Heating is required for vaporization and boiling, while evaporation occurs at it's own.

High Humidity Decreases the Rate of Evaporation.

Sweat accumulated on skin, does not dry easily in humid surrounding.
Sweat accumulated on skin, does not dry easily in humid surrounding. | Source
Wet clothes do not dry easily in humid surrounding.
Wet clothes do not dry easily in humid surrounding.

Factors Affecting the Rate of Evaporation

Following factors influence the rate of evaporation.

(a) Surface area of liquid; more is the surface area of liquid, higher is the rate of evaporation. For example, tea in a saucer gets cooled faster than in a cup.

(b) Temperature of surrounding; more is the temperature of surrounding, higher is the rate of evaporation. For example, in summer water gets evaporated sooner than it does in winter.

(c) Velocity of wind; more is the velocity of wind, higher is the rate of evaporation. For example, wet floor of the room becomes dry sooner if ceiling fan is running over it.
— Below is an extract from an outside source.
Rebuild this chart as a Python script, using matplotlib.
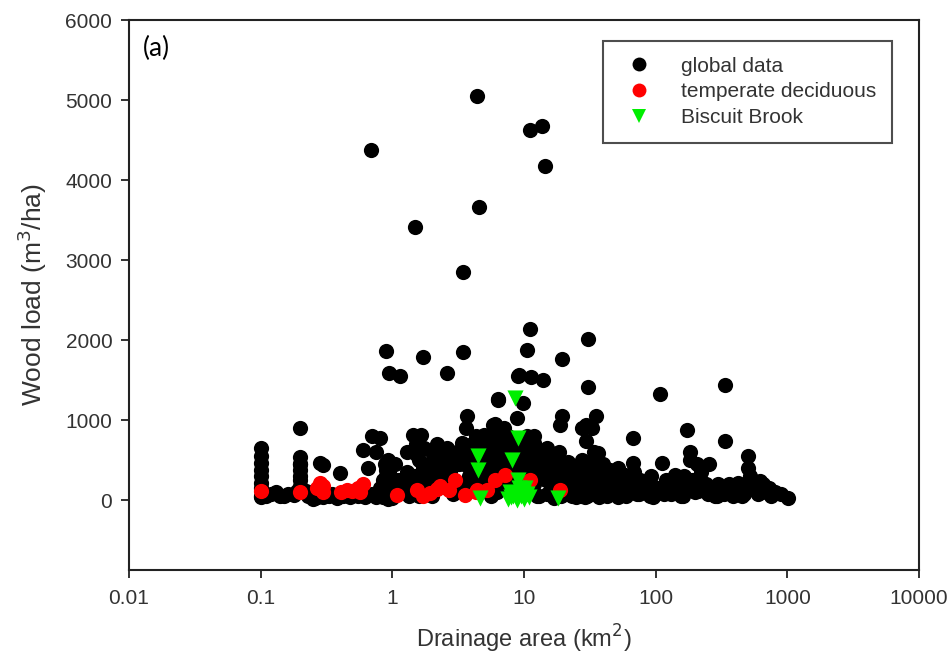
import matplotlib
matplotlib.use("Agg")
import matplotlib.pyplot as plt
from matplotlib.lines import Line2D

# ---- data: drainage area (km^2) vs. wood load (m^3/ha) ----
global_area = [
    4.4, 11.1, 13.7, 14.4, 0.69, 4.57, 1.48, 3.46,
    0.89, 1.72, 3.46, 0.94, 1.15, 2.58, 9.0, 0.199, 6.4, 3.7, 5.9,
    0.70, 0.81, 0.60, 1.44, 1.66,
    11.1, 10.5, 30.4, 19.6, 9.2, 11.4, 14.0, 30.4, 108, 335, 6.4, 9.9,
    19.6, 18.7, 35.5, 29.8, 27.4, 8.8, 5.83, 66.8, 172, 335, 29.8, 36.5,
    111, 183, 183, 205, 255, 507, 507, 620, 640, 800, 1010, 66.8,
    0.1, 0.1, 0.1, 0.1, 0.1, 0.1, 0.1, 0.1, 0.12, 0.14, 0.16,
    0.2, 0.2, 0.2, 0.2, 0.2, 0.21, 0.23, 0.25, 0.27, 0.28, 0.3, 0.33,
    0.4, 0.45, 0.5,
    0.65, 0.88, 0.9, 0.9, 0.88, 0.9, 0.9, 0.92, 0.85,
    1.1, 1.2, 1.3, 1.5, 1.6, 1.7, 1.8, 2.0, 2.2, 2.1, 2.4, 2.6, 2.5,
    2.8, 3.0, 2.2, 1.9, 2.6, 1.3, 1.6, 2.0, 2.9,
    4.0, 5.0, 6.0, 4.5, 3.3, 7.0, 7.5, 8.0, 9.0, 6.5, 4.2, 5.5, 3.8,
    7.2, 8.8, 3.5, 4.8, 5.2, 6.2, 7.8, 3.2, 4.0, 5.6, 6.8, 8.4,
    10.5, 12, 15, 11, 13, 17, 19, 22, 25, 14, 20, 28, 12, 16, 24, 30,
    11.5, 13.5, 16.5, 21, 26, 18, 23, 27, 10.2, 12.5, 15.5,
    40, 45, 50, 55, 60, 70, 80, 42, 90, 38, 48, 58, 65, 75, 85, 95,
    120, 150, 300, 400, 200, 250, 350, 450, 550, 140, 170, 230, 280,
    320, 380, 420, 480, 600, 700, 160, 130, 260,
    0.11, 0.13, 0.15, 0.18, 0.19, 0.1,
    0.22, 0.24, 0.26, 0.3, 0.35, 0.38, 0.42, 0.48, 0.3, 0.2, 0.2,
    0.55, 0.62, 0.7, 0.75, 0.8, 0.85, 0.92, 0.95, 0.98, 0.75,
    1.0, 1.05, 1.15, 1.25, 1.35, 1.45, 1.55, 1.65, 1.75, 1.85, 1.95,
    2.05, 2.15, 2.3, 2.35, 2.45, 2.55, 2.7, 2.75, 2.85, 2.95, 3.1, 3.2,
    1.3, 1.5,
    3.4, 3.6, 3.8, 3.9, 4.1, 4.3, 4.6, 4.8, 5.0, 5.3, 5.5, 5.8, 6.2,
    6.5, 6.8, 7.0, 7.3, 7.6, 8.2, 8.5, 8.8, 9.3, 9.6,
    3.3, 3.6, 4.2, 4.7, 5.0, 5.3, 5.8, 6.2, 6.6, 7.0, 7.4, 7.9, 8.4,
    9.0, 9.6, 9.8, 3.6, 6.0,
    10.2, 10.8, 11.5, 12.2, 12.8, 13.5, 14.2, 14.8, 15.5, 16.2, 17,
    17.8, 18.5, 19.2, 20.5, 21.5, 22.5, 23.5, 24.5, 25.5, 26.5, 27.5,
    28.5, 29.5, 31, 32, 33, 34,
    11, 13, 15, 17, 19, 21, 23, 25, 27, 29, 10.5, 12,
    32, 35, 38, 41, 44, 47, 52, 55, 58, 62, 66, 68, 72, 76, 82, 88, 92,
    98, 33, 37, 43, 52, 60,
    105, 115, 125, 135, 145, 155, 165, 175, 190, 210, 220, 240, 270,
    290, 310, 330, 360, 390, 430, 470, 520, 580, 650, 720, 750, 900,
]
global_load = [
    5050, 4630, 4680, 4180, 4370, 3670, 3410, 2850,
    1860, 1790, 1850, 1590, 1550, 1590, 1550, 900, 1260, 1050, 945,
    800, 780, 630, 820, 820,
    2140, 1880, 2010, 1760, 1560, 1540, 1500, 1420, 1330, 1440, 1250, 1215,
    1050, 945, 1050, 945, 905, 1030, 945, 780, 880, 740, 740, 590,
    470, 610, 510, 450, 450, 550, 400, 240, 110, 110, 30, 470,
    650, 560, 470, 380, 300, 220, 150, 60, 80, 60, 80,
    540, 460, 380, 260, 180, 100, 60, 20, 40, 470, 100, 60,
    340, 80, 120,
    400, 450, 380, 300, 220, 150, 80, 20, 40,
    250, 180, 350, 580, 500, 400, 300, 600, 700, 480, 560, 650, 400,
    500, 450, 250, 200, 150, 100, 50, 60, 80,
    700, 820, 640, 600, 580, 900, 700, 560, 640, 480, 400, 350, 300,
    250, 350, 450, 200, 150, 100, 300, 150, 250, 50, 380, 120,
    800, 720, 650, 600, 520, 560, 480, 400, 350, 300, 250, 200, 200, 150, 100, 60,
    450, 380, 300, 250, 180, 120, 320, 60, 100, 50, 420,
    450, 380, 300, 250, 200, 180, 120, 100, 60, 250, 150, 100, 300, 80, 200, 40,
    250, 180, 200, 100, 100, 80, 150, 60, 200, 320, 250, 180, 60,
    120, 90, 220, 150, 80, 150, 60, 80, 150,
    60, 100, 50, 70, 120, 40,
    120, 80, 30, 40, 80, 30, 60, 40, 440, 300, 450,
    60, 40, 80, 40, 150, 250, 500, 350, 120, 600,
    30, 450, 120, 250, 50, 300, 200, 120, 650, 450, 350,
    250, 150, 520, 400, 300, 220, 620, 350, 250, 150, 600, 450,
    600, 700,
    720, 650, 560, 480, 520, 800, 700, 620, 520, 450, 600, 700, 820,
    720, 600, 520, 420, 800, 700, 600, 480, 720, 550,
    200, 120, 220, 300, 250, 180, 350, 420, 280, 180, 350, 250, 180,
    350, 280, 420, 900, 950,
    700, 500, 350, 450, 600, 400, 550, 250, 450, 350, 250,
    420, 600, 350, 180, 480, 300, 200, 420, 150, 300, 500,
    120, 380, 250, 150, 900, 600,
    100, 50, 80, 30, 60, 80, 50, 40, 80, 40, 300, 800,
    450, 350, 200, 320, 150, 250, 400, 100, 320, 150, 250, 350, 80, 250,
    200, 120, 300, 80, 80, 40, 60, 40, 60,
    150, 80, 180, 100, 250, 60, 300, 150, 250, 120, 350, 200, 100,
    50, 150, 80, 200, 50, 150, 80, 300, 120, 200, 150, 60, 80,
]

temperate_area = [
    0.1, 0.2, 0.27, 0.28, 0.3, 0.3, 0.41, 0.45, 0.49, 0.55, 0.57, 0.6,
    1.08, 1.53, 1.7, 1.93, 2.2, 2.3, 2.7, 3.0, 3.56, 4.3, 4.4, 5.2,
    6.0, 7.2, 11.1, 18.7,
]
temperate_load = [
    112, 100, 150, 220, 180, 100, 100, 130, 120, 150, 110, 200,
    72, 134, 60, 92, 140, 175, 134, 258, 72, 100, 134, 134,
    250, 320, 258, 134,
]

biscuit_area = [
    8.5, 9.0, 4.5, 4.5, 8.1, 9.0, 9.9, 8.3, 4.6, 18.2,
    7.5, 8.0, 8.8, 9.5, 10.0, 10.5, 11.0, 7.8, 9.2, 10.2,
]
biscuit_load = [
    1278, 779, 549, 383, 508, 258, 92, 50, 30, 30,
    20, 40, 10, 60, 20, 80, 40, 100, 150, 150,
]

x_ticks = [0.01, 0.1, 1, 10, 100, 1000, 10000]
x_tick_labels = ["0.01", "0.1", "1", "10", "100", "1000", "10000"]
y_ticks = [0, 1000, 2000, 3000, 4000, 5000, 6000]

plt.rcParams["font.family"] = ["Liberation Sans", "DejaVu Sans"]

fig = plt.figure(figsize=(9.53, 6.70), dpi=100)
ax = fig.add_axes([129 / 953, 100 / 670, 790 / 953, 550 / 670])

ms = 120
ax.scatter(global_area, global_load, s=ms, c="black", marker="o",
           linewidths=0, zorder=2)
ax.scatter(temperate_area, temperate_load, s=ms, c="#ff0000", marker="o",
           linewidths=0, zorder=3)
ax.scatter(biscuit_area, biscuit_load, s=135, c="#00ee00", marker="v",
           linewidths=0, zorder=4)

ax.set_xscale("log")
ax.set_xlim(0.01, 10000)
ax.set_ylim(-870, 6000)
ax.set_xticks(x_ticks)
ax.set_xticklabels(x_tick_labels)
ax.xaxis.set_minor_locator(matplotlib.ticker.NullLocator())
ax.set_yticks(y_ticks)

tick_color = "#333333"
ax.tick_params(axis="both", direction="out", length=6, width=1.3,
               labelsize=15, labelcolor=tick_color, color="#222222")
ax.tick_params(axis="x", pad=8)
ax.tick_params(axis="y", pad=6)
for sp in ax.spines.values():
    sp.set_linewidth(1.5)
    sp.set_color("#222222")

ax.set_xlabel("Drainage area (km$^2$)", fontsize=17, color="#333333",
              labelpad=10)
ax.set_ylabel("Wood load (m$^3$/ha)", fontsize=19, color="#333333",
              labelpad=12)

ax.text(0.018, 0.948, "(a)", transform=ax.transAxes, fontsize=19,
        family=["Lato", "DejaVu Sans"], color="black", va="center")

handles = [
    Line2D([], [], marker="o", linestyle="none", color="black",
           markersize=10, markeredgewidth=0),
    Line2D([], [], marker="o", linestyle="none", color="#ff0000",
           markersize=10, markeredgewidth=0),
    Line2D([], [], marker="v", linestyle="none", color="#00ee00",
           markersize=10, markeredgewidth=0),
]
leg = ax.legend(handles, ["global data", "temperate deciduous", "Biscuit Brook"],
                loc="upper left", bbox_to_anchor=(0.60, 0.962),
                fontsize=15, frameon=True, fancybox=False,
                borderpad=0.75, labelspacing=0.33, handletextpad=1.0,
                handlelength=2.0, borderaxespad=0)
leg.get_frame().set_edgecolor("#222222")
leg.get_frame().set_linewidth(1.5)
for t in leg.get_texts():
    t.set_color("#333333")

fig.savefig("out.png", dpi=100, facecolor="white")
(d) Humidity (means moisture content) of the surrounding; more is the humidity of the surrounding less is the rate of evaporation. For example, wet clothes take more time to become dry in monsoon.
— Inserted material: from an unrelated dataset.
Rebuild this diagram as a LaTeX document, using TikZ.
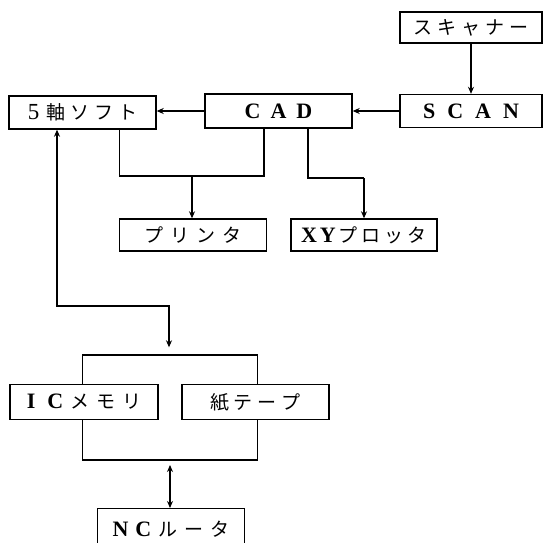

Some Applications of Evaporation

(a) The evaporation of huge quantity of water from oceans and reservoirs results in "Rain" which is vital for living kingdom.

(b) "Desert Cooler"-a device of speedy evaporation, is very much useful for inside cooling of offices and homes in the summer.

(c) Evaporation of sweat from our skin helps us to maintain the temperature of our body in summer.

Condensation: the Opposite Phenomenon of Evaporation

What will happen in case moisture content of system is lesser than that present in the surrounding?

Essentially, there will be a reverse phenomenon in which moisture from surrounding will enter into system so that system can attain the state of equilibrium!

This opposite phenomenon of evaporation is called, "Condensation".

For example, droplets of dew are formed on the petals of flowers in the early morning!